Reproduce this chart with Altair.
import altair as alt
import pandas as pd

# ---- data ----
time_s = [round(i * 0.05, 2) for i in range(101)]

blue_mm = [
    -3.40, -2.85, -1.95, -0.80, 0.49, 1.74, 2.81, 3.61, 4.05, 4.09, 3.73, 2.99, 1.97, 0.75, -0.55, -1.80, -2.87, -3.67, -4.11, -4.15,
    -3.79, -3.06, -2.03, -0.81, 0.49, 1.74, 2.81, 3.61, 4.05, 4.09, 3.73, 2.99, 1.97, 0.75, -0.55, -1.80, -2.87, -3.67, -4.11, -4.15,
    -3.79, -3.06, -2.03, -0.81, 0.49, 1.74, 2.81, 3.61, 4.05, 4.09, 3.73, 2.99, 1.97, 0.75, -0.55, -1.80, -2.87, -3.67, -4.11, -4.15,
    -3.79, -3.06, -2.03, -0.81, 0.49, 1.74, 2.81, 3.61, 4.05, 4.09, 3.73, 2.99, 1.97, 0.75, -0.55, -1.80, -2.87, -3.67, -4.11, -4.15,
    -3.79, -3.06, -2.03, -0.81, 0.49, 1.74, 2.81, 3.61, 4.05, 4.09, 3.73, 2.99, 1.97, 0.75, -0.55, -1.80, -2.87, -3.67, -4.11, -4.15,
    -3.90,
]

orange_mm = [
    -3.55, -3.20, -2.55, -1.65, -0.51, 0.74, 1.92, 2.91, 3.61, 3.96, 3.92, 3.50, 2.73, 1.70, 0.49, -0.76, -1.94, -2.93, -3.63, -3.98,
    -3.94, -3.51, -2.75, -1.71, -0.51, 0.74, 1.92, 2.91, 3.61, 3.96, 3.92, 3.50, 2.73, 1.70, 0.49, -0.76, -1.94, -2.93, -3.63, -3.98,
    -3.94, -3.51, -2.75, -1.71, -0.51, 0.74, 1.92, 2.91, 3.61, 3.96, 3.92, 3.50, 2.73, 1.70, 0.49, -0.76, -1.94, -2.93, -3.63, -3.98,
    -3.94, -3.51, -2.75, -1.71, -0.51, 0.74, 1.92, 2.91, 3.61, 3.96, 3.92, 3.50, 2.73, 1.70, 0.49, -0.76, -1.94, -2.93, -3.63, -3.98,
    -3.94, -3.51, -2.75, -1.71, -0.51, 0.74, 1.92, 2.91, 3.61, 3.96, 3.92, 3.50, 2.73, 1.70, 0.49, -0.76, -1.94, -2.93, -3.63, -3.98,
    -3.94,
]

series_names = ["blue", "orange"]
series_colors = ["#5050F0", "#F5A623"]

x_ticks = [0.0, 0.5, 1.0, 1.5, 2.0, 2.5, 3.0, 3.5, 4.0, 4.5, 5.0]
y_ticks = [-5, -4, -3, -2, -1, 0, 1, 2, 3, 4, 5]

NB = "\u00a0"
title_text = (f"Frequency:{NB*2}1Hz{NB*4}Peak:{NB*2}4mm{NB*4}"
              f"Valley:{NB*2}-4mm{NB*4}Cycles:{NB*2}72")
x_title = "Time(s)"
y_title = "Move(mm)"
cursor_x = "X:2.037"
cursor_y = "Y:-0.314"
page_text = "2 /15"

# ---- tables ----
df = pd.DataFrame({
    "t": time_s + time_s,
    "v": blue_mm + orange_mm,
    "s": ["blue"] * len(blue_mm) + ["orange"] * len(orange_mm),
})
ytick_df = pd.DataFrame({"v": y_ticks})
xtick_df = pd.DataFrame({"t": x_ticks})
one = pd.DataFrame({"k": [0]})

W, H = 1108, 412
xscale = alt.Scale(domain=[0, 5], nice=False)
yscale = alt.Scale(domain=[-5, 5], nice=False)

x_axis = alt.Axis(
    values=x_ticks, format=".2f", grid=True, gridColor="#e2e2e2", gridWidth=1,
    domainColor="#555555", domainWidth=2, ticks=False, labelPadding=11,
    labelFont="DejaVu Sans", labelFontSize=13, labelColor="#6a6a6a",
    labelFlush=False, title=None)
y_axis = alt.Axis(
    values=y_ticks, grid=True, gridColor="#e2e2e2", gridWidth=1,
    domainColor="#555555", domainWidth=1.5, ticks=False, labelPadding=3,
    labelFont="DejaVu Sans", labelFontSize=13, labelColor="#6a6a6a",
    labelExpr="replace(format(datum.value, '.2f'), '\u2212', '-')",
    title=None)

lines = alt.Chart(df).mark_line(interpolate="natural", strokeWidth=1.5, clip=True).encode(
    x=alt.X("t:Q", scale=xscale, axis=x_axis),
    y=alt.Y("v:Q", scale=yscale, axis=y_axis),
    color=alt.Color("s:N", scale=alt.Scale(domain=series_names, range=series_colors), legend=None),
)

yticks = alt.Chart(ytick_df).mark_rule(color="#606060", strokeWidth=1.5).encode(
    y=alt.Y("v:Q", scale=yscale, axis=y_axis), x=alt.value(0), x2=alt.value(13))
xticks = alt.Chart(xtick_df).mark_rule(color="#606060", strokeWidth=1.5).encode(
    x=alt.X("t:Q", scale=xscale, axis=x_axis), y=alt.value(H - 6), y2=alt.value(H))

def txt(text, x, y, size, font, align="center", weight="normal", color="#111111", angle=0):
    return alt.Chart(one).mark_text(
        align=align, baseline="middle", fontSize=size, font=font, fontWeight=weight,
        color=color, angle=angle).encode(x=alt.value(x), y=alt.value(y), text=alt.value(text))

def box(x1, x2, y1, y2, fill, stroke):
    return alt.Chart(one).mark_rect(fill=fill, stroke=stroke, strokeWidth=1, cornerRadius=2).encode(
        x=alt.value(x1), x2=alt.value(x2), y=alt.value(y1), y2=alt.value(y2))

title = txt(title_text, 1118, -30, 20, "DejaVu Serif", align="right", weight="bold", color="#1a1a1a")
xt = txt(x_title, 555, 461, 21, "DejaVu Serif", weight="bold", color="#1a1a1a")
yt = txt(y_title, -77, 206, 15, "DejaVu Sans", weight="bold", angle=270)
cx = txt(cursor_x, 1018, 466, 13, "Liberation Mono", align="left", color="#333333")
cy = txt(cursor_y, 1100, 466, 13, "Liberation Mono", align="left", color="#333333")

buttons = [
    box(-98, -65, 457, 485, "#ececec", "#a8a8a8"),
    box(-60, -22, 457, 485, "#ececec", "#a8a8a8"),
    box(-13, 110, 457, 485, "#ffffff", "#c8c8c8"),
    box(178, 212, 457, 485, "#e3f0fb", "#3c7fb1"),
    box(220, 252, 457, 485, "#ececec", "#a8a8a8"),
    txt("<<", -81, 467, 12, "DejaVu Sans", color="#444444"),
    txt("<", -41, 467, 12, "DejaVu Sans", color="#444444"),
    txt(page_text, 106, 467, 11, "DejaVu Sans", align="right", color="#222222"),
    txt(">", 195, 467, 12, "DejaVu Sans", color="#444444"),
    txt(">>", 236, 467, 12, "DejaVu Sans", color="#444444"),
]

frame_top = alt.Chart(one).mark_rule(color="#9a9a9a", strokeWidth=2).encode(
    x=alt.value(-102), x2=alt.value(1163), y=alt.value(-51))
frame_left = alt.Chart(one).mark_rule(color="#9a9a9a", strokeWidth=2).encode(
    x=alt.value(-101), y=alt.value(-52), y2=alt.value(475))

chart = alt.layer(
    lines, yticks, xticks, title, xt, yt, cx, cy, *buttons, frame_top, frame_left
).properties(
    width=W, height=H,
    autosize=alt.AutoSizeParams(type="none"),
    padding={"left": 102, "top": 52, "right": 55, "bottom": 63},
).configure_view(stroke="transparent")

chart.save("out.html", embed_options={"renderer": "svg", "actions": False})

—————

Your objective
Each line in the material above must be retyped without alteration.

The answer
Reproduce this chart with Altair.
import altair as alt
import pandas as pd

# ---- data ----
time_s = [round(i * 0.05, 2) for i in range(101)]

blue_mm = [
    -3.40, -2.85, -1.95, -0.80, 0.49, 1.74, 2.81, 3.61, 4.05, 4.09, 3.73, 2.99, 1.97, 0.75, -0.55, -1.80, -2.87, -3.67, -4.11, -4.15,
    -3.79, -3.06, -2.03, -0.81, 0.49, 1.74, 2.81, 3.61, 4.05, 4.09, 3.73, 2.99, 1.97, 0.75, -0.55, -1.80, -2.87, -3.67, -4.11, -4.15,
    -3.79, -3.06, -2.03, -0.81, 0.49, 1.74, 2.81, 3.61, 4.05, 4.09, 3.73, 2.99, 1.97, 0.75, -0.55, -1.80, -2.87, -3.67, -4.11, -4.15,
    -3.79, -3.06, -2.03, -0.81, 0.49, 1.74, 2.81, 3.61, 4.05, 4.09, 3.73, 2.99, 1.97, 0.75, -0.55, -1.80, -2.87, -3.67, -4.11, -4.15,
    -3.79, -3.06, -2.03, -0.81, 0.49, 1.74, 2.81, 3.61, 4.05, 4.09, 3.73, 2.99, 1.97, 0.75, -0.55, -1.80, -2.87, -3.67, -4.11, -4.15,
    -3.90,
]

orange_mm = [
    -3.55, -3.20, -2.55, -1.65, -0.51, 0.74, 1.92, 2.91, 3.61, 3.96, 3.92, 3.50, 2.73, 1.70, 0.49, -0.76, -1.94, -2.93, -3.63, -3.98,
    -3.94, -3.51, -2.75, -1.71, -0.51, 0.74, 1.92, 2.91, 3.61, 3.96, 3.92, 3.50, 2.73, 1.70, 0.49, -0.76, -1.94, -2.93, -3.63, -3.98,
    -3.94, -3.51, -2.75, -1.71, -0.51, 0.74, 1.92, 2.91, 3.61, 3.96, 3.92, 3.50, 2.73, 1.70, 0.49, -0.76, -1.94, -2.93, -3.63, -3.98,
    -3.94, -3.51, -2.75, -1.71, -0.51, 0.74, 1.92, 2.91, 3.61, 3.96, 3.92, 3.50, 2.73, 1.70, 0.49, -0.76, -1.94, -2.93, -3.63, -3.98,
    -3.94, -3.51, -2.75, -1.71, -0.51, 0.74, 1.92, 2.91, 3.61, 3.96, 3.92, 3.50, 2.73, 1.70, 0.49, -0.76, -1.94, -2.93, -3.63, -3.98,
    -3.94,
]

series_names = ["blue", "orange"]
series_colors = ["#5050F0", "#F5A623"]

x_ticks = [0.0, 0.5, 1.0, 1.5, 2.0, 2.5, 3.0, 3.5, 4.0, 4.5, 5.0]
y_ticks = [-5, -4, -3, -2, -1, 0, 1, 2, 3, 4, 5]

NB = "\u00a0"
title_text = (f"Frequency:{NB*2}1Hz{NB*4}Peak:{NB*2}4mm{NB*4}"
              f"Valley:{NB*2}-4mm{NB*4}Cycles:{NB*2}72")
x_title = "Time(s)"
y_title = "Move(mm)"
cursor_x = "X:2.037"
cursor_y = "Y:-0.314"
page_text = "2 /15"

# ---- tables ----
df = pd.DataFrame({
    "t": time_s + time_s,
    "v": blue_mm + orange_mm,
    "s": ["blue"] * len(blue_mm) + ["orange"] * len(orange_mm),
})
ytick_df = pd.DataFrame({"v": y_ticks})
xtick_df = pd.DataFrame({"t": x_ticks})
one = pd.DataFrame({"k": [0]})

W, H = 1108, 412
xscale = alt.Scale(domain=[0, 5], nice=False)
yscale = alt.Scale(domain=[-5, 5], nice=False)

x_axis = alt.Axis(
    values=x_ticks, format=".2f", grid=True, gridColor="#e2e2e2", gridWidth=1,
    domainColor="#555555", domainWidth=2, ticks=False, labelPadding=11,
    labelFont="DejaVu Sans", labelFontSize=13, labelColor="#6a6a6a",
    labelFlush=False, title=None)
y_axis = alt.Axis(
    values=y_ticks, grid=True, gridColor="#e2e2e2", gridWidth=1,
    domainColor="#555555", domainWidth=1.5, ticks=False, labelPadding=3,
    labelFont="DejaVu Sans", labelFontSize=13, labelColor="#6a6a6a",
    labelExpr="replace(format(datum.value, '.2f'), '\u2212', '-')",
    title=None)

lines = alt.Chart(df).mark_line(interpolate="natural", strokeWidth=1.5, clip=True).encode(
    x=alt.X("t:Q", scale=xscale, axis=x_axis),
    y=alt.Y("v:Q", scale=yscale, axis=y_axis),
    color=alt.Color("s:N", scale=alt.Scale(domain=series_names, range=series_colors), legend=None),
)

yticks = alt.Chart(ytick_df).mark_rule(color="#606060", strokeWidth=1.5).encode(
    y=alt.Y("v:Q", scale=yscale, axis=y_axis), x=alt.value(0), x2=alt.value(13))
xticks = alt.Chart(xtick_df).mark_rule(color="#606060", strokeWidth=1.5).encode(
    x=alt.X("t:Q", scale=xscale, axis=x_axis), y=alt.value(H - 6), y2=alt.value(H))

def txt(text, x, y, size, font, align="center", weight="normal", color="#111111", angle=0):
    return alt.Chart(one).mark_text(
        align=align, baseline="middle", fontSize=size, font=font, fontWeight=weight,
        color=color, angle=angle).encode(x=alt.value(x), y=alt.value(y), text=alt.value(text))

def box(x1, x2, y1, y2, fill, stroke):
    return alt.Chart(one).mark_rect(fill=fill, stroke=stroke, strokeWidth=1, cornerRadius=2).encode(
        x=alt.value(x1), x2=alt.value(x2), y=alt.value(y1), y2=alt.value(y2))

title = txt(title_text, 1118, -30, 20, "DejaVu Serif", align="right", weight="bold", color="#1a1a1a")
xt = txt(x_title, 555, 461, 21, "DejaVu Serif", weight="bold", color="#1a1a1a")
yt = txt(y_title, -77, 206, 15, "DejaVu Sans", weight="bold", angle=270)
cx = txt(cursor_x, 1018, 466, 13, "Liberation Mono", align="left", color="#333333")
cy = txt(cursor_y, 1100, 466, 13, "Liberation Mono", align="left", color="#333333")

buttons = [
    box(-98, -65, 457, 485, "#ececec", "#a8a8a8"),
    box(-60, -22, 457, 485, "#ececec", "#a8a8a8"),
    box(-13, 110, 457, 485, "#ffffff", "#c8c8c8"),
    box(178, 212, 457, 485, "#e3f0fb", "#3c7fb1"),
    box(220, 252, 457, 485, "#ececec", "#a8a8a8"),
    txt("<<", -81, 467, 12, "DejaVu Sans", color="#444444"),
    txt("<", -41, 467, 12, "DejaVu Sans", color="#444444"),
    txt(page_text, 106, 467, 11, "DejaVu Sans", align="right", color="#222222"),
    txt(">", 195, 467, 12, "DejaVu Sans", color="#444444"),
    txt(">>", 236, 467, 12, "DejaVu Sans", color="#444444"),
]

frame_top = alt.Chart(one).mark_rule(color="#9a9a9a", strokeWidth=2).encode(
    x=alt.value(-102), x2=alt.value(1163), y=alt.value(-51))
frame_left = alt.Chart(one).mark_rule(color="#9a9a9a", strokeWidth=2).encode(
    x=alt.value(-101), y=alt.value(-52), y2=alt.value(475))

chart = alt.layer(
    lines, yticks, xticks, title, xt, yt, cx, cy, *buttons, frame_top, frame_left
).properties(
    width=W, height=H,
    autosize=alt.AutoSizeParams(type="none"),
    padding={"left": 102, "top": 52, "right": 55, "bottom": 63},
).configure_view(stroke="transparent")

chart.save("out.html", embed_options={"renderer": "svg", "actions": False})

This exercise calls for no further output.